Although the president was speaking about foreign policy, his words—if translated into action—would provide a reliable guide for how the administration could conduct its trade policy. For unlike hard security policy, where values and interests sometimes sit uncomfortably with one another, in twenty-first century trade policy the two can and should go hand in hand. A strategy of promoting an open and high-standard international trading system advances U.S. national interests while at the same time expressing core values like the rule of law and the primacy of private economic actors.

When it comes to trade policy, however, the administration seems to think a dose of the same ideology that the president eschewed for foreign policy still has some usefulness.

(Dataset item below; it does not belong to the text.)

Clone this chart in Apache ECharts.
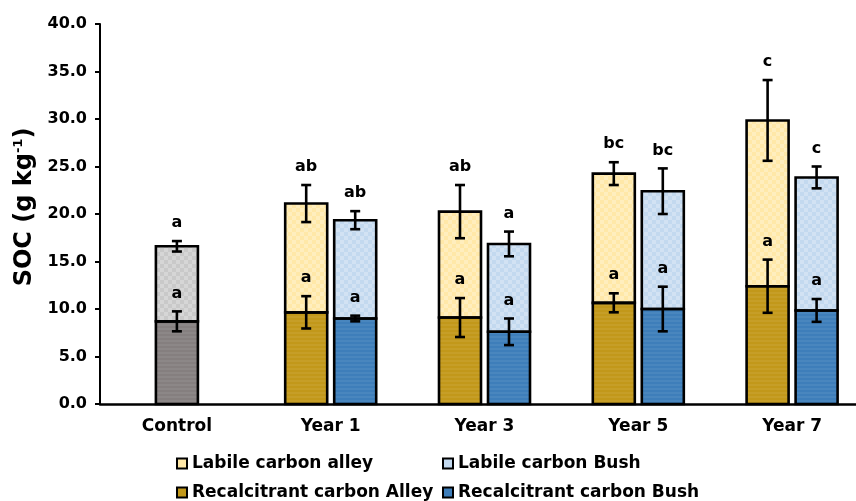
<!DOCTYPE html>
<html>
<head>
<meta charset="utf-8">
<script src="https://cdn.jsdelivr.net/npm/echarts@6/dist/echarts.min.js"></script>
<style>html,body{margin:0;padding:0;background:#fff}#c{width:856px;height:501px}</style>
</head>
<body>
<div id="c"></div>
<script>
// ---- data ----
var categories = ['Control', 'Year 1', 'Year 3', 'Year 5', 'Year 7'];
var yTicks = [0, 5, 10, 15, 20, 25, 30, 35, 40];

var controlRecalc = [8.7, null, null, null, null];
var controlLabile = [7.9, null, null, null, null];
var controlRecalcErr = [1.05, null, null, null, null];
var controlTotalErr = [0.55, null, null, null, null];
var controlTopLetters = ['a', '', '', '', ''];
var controlInnerLetters = ['a', '', '', '', ''];

var recalcAlley = [null, 9.65, 9.1, 10.65, 12.4];
var labileAlley = [null, 11.45, 11.15, 13.6, 17.45];
var recalcAlleyErr = [null, 1.7, 2.05, 1.0, 2.8];
var totalAlleyErr = [null, 1.95, 2.8, 1.2, 4.25];
var alleyTopLetters = ['', 'ab', 'ab', 'bc', 'c'];
var alleyInnerLetters = ['', 'a', 'a', 'a', 'a'];

var recalcBush = [null, 9.0, 7.6, 10.0, 9.85];
var labileBush = [null, 10.35, 9.25, 12.4, 14.0];
var recalcBushErr = [null, 0.3, 1.4, 2.35, 1.2];
var totalBushErr = [null, 0.95, 1.3, 2.4, 1.15];
var bushTopLetters = ['', 'ab', 'a', 'bc', 'c'];
var bushInnerLetters = ['', 'a', 'a', 'a', 'a'];

// ---- style ----
var FONT = 'DejaVu Sans';
var BAR_W = 42, BAR_GAP_PX = 7;
var OFF = (BAR_W + BAR_GAP_PX) / 2;
var LINE_W = 2.6;

var lightDecal = {symbol: 'rect', symbolSize: 1, color: 'rgba(255,255,255,0.25)',
  dashArrayX: [[4, 4], [0, 4, 4, 0]], dashArrayY: [4, 0]};
var darkDecal = {symbol: 'rect', symbolSize: 1, color: 'rgba(255,255,255,0.06)',
  dashArrayX: [1, 0], dashArrayY: [2, 2]};

function barStyle(color, decal) {
  return {color: color, borderWidth: 0, decal: decal};
}

// outline of each bar segment + error bar + significance letter
function errSeries(xAxisIndex, offset, base, seg, err, letters) {
  var data = [];
  for (var i = 0; i < categories.length; i++) {
    if (seg[i] == null) continue;
    var b = base ? base[i] : 0;
    data.push([i, b + seg[i], err[i], b, letters[i]]);
  }
  return {
    type: 'custom', xAxisIndex: xAxisIndex, yAxisIndex: 0, z: 10, silent: true,
    data: data,
    encode: {x: 0, y: 1},
    renderItem: function (params, api) {
      var idx = api.value(0), c = api.value(1), e = api.value(2), b = api.value(3);
      var letter = data[params.dataIndex][4];
      var x = api.coord([idx, c])[0] + offset;
      var yc = api.coord([idx, c])[1];
      var y0 = api.coord([idx, b])[1];
      var yt = api.coord([idx, c + e])[1];
      var yb = api.coord([idx, c - e])[1];
      var st = {stroke: '#000', lineWidth: LINE_W};
      var cap = 5;
      return {type: 'group', children: [
        {type: 'rect', shape: {x: x - BAR_W / 2, y: yc, width: BAR_W, height: y0 - yc},
          style: {fill: null, stroke: '#000', lineWidth: LINE_W}},
        {type: 'line', shape: {x1: x, y1: yt, x2: x, y2: yb}, style: st},
        {type: 'line', shape: {x1: x - cap, y1: yt, x2: x + cap, y2: yt}, style: st},
        {type: 'line', shape: {x1: x - cap, y1: yb, x2: x + cap, y2: yb}, style: st},
        {type: 'text', x: x, y: yt - 18, style: {text: letter, fill: '#000',
          font: 'bold 16px "' + FONT + '"', align: 'center', verticalAlign: 'middle'}}
      ]};
    }
  };
}

var legendText = {fontFamily: FONT, fontWeight: 'bold', fontSize: 17, color: '#000'};
function legend(name, left, top) {
  return {data: [name], left: left, top: top, padding: 0, itemWidth: 10, itemHeight: 10,
    icon: 'rect', itemStyle: {borderColor: '#000', borderWidth: 2, decal: 'none'},
    textStyle: legendText, selectedMode: false};
}

var option = {
  animation: false,
  backgroundColor: '#fff',
  grid: {left: 100, width: 769, top: 24, bottom: 97, containLabel: false, outerBoundsMode: 'none'},
  legend: [
    legend('Labile carbon alley', 176, 455),
    legend('Labile carbon Bush', 442, 455),
    legend('Recalcitrant carbon Alley', 176, 484),
    legend('Recalcitrant carbon Bush', 442, 484)
  ],
  xAxis: [
    {type: 'category', data: categories, axisTick: {show: false},
      axisLine: {lineStyle: {color: '#000', width: 2.5}},
      axisLabel: {margin: 14, color: '#000', fontFamily: FONT, fontWeight: 'bold', fontSize: 17}},
    {type: 'category', data: categories, show: false}
  ],
  yAxis: [{
    type: 'value', min: yTicks[0], max: yTicks[yTicks.length - 1], interval: 5,
    splitLine: {show: false},
    axisLine: {show: true, lineStyle: {color: '#000', width: 2}},
    axisTick: {show: true, length: 5, lineStyle: {color: '#000', width: 2}},
    axisLabel: {margin: 13, color: '#000', fontFamily: FONT, fontWeight: 'bold', fontSize: 16,
      formatter: function (v) { return v.toFixed(1); }},
    name: 'SOC (g kg{sup|-1})', nameLocation: 'middle', nameGap: 63, nameRotate: 90,
    nameTextStyle: {color: '#000', fontFamily: FONT, fontWeight: 'bold', fontSize: 24,
      padding: [0, 0, 0, 14],
      rich: {sup: {fontFamily: FONT, fontWeight: 'bold', fontSize: 13, verticalAlign: 'top', padding: [0, 0, 10, 0], color: '#000'}}}
  }],
  series: [
    {name: 'Recalcitrant carbon Alley', type: 'bar', stack: 'alley', xAxisIndex: 0, barWidth: BAR_W,
      barGap: (BAR_GAP_PX / BAR_W * 100) + '%', data: recalcAlley, itemStyle: barStyle('#C2981A', darkDecal)},
    {name: 'Labile carbon alley', type: 'bar', stack: 'alley', xAxisIndex: 0, barWidth: BAR_W,
      data: labileAlley, itemStyle: barStyle('#FFE8A8', lightDecal)},
    {name: 'Recalcitrant carbon Bush', type: 'bar', stack: 'bush', xAxisIndex: 0, barWidth: BAR_W,
      data: recalcBush, itemStyle: barStyle('#3E7EBA', darkDecal)},
    {name: 'Labile carbon Bush', type: 'bar', stack: 'bush', xAxisIndex: 0, barWidth: BAR_W,
      data: labileBush, itemStyle: barStyle('#C3D9EF', lightDecal)},
    {name: 'Control recalcitrant', type: 'bar', stack: 'ctrl', xAxisIndex: 1, barWidth: BAR_W,
      data: controlRecalc, itemStyle: barStyle('#857F7F', darkDecal)},
    {name: 'Control labile', type: 'bar', stack: 'ctrl', xAxisIndex: 1, barWidth: BAR_W,
      data: controlLabile, itemStyle: barStyle('#C9C9C9', lightDecal)},
    errSeries(1, 0, null, controlRecalc, controlRecalcErr, controlInnerLetters),
    errSeries(1, 0, controlRecalc, controlLabile, controlTotalErr, controlTopLetters),
    errSeries(0, -OFF, null, recalcAlley, recalcAlleyErr, alleyInnerLetters),
    errSeries(0, -OFF, recalcAlley, labileAlley, totalAlleyErr, alleyTopLetters),
    errSeries(0, OFF, null, recalcBush, recalcBushErr, bushInnerLetters),
    errSeries(0, OFF, recalcBush, labileBush, totalBushErr, bushTopLetters)
  ]
};

var chart = echarts.init(document.getElementById('c'), null, {renderer: 'canvas'});
chart.setOption(option);
</script>
</body>
</html>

Exhibit A is the White House’s approach to the current account or trade balance. In an executive order issued in March, the president requested the Commerce Department and the U.S. Trade Representative to report back within 90 days on the causes of bilateral U.S. trade deficits, with a view to wresting changes from trading partners where unfair trading practices can be discerned. The U.S. has its third largest trade deficit with Germany.

This emphasis on ensuring specific results—reducing the trade deficit—rather than on creating a level playing field through new rules, is a first cousin of the mercantilist ideology according to which a country will grow stronger economically the greater a share of global exports it captures. Although this school of thought was discredited by successive British free trade theorists, it has become fashionable in some quarters to reassert its relevance in the face of aggressive trading practices from China.

During the second meeting of the AGI Geoeconomics Strategy Group on April 5—which posed the question “Trade Policy: Is the Best Defense Still a Good Offense?”—there was a consensus that a healthy degree of separation needs to be maintained between the debate about unfair trade practices and a discussion of deficits. Yes, when China or any other country violates the rules laid down in bilateral or multilateral trade agreements it needs to be held to account. Moreover, new rules are needed in areas like the digital economy or contingent labor that are not adequately addressed currently. The U.S. and the EU could take the lead in this process through a revised and re-branded version of the Transatlantic Trade and Investment Partnership that is now on hold.

But by focusing on the trading practices of single countries with which the U.S runs a bilateral deficit the administration is forgetting that the so-called called “IMF” dictum—It’s Mostly Fiscal—applies to the trade balance. A country will run a global deficit if (like the United States) it invests more than it saves, so the solution is a different set of tax and other domestic economic policies to raise the savings rate. (Likewise, if Germany’s surplus is deemed to be too high it should increase government and private investment.) The United States also maintains a trade deficit because of the high value of the dollar, which makes imports cheaper, and because its consumers have a taste for foreign products (think German cars or Japanese video games). If these conditions hold, trying to reduce the trade deficit one by one with individual countries would be like a game of whack-a-mole: even if it disappeared with country A it would soon re-emerge with country B.

The U.S. and Germany share an interest in an international trading system based upon an agreed set of rules. Home to some of the most innovative and productive global companies, they both benefit when these rules reflect their values like the market economy, openness, and the highest labor, environmental, and consumer standards. Focusing on results—who gets to have a deficit and who a surplus—rather than rules might seem like the “practical” thing to do. In fact, trying to fix outcomes in advance would skew the allocation of resources and reduce economic growth in the long run. Those are the kinds of “unintended consequences” the president mentioned that we all need to keep in mind.

The views expressed are those of the author(s) alone. They do not necessarily reflect the views of the American-German Institute.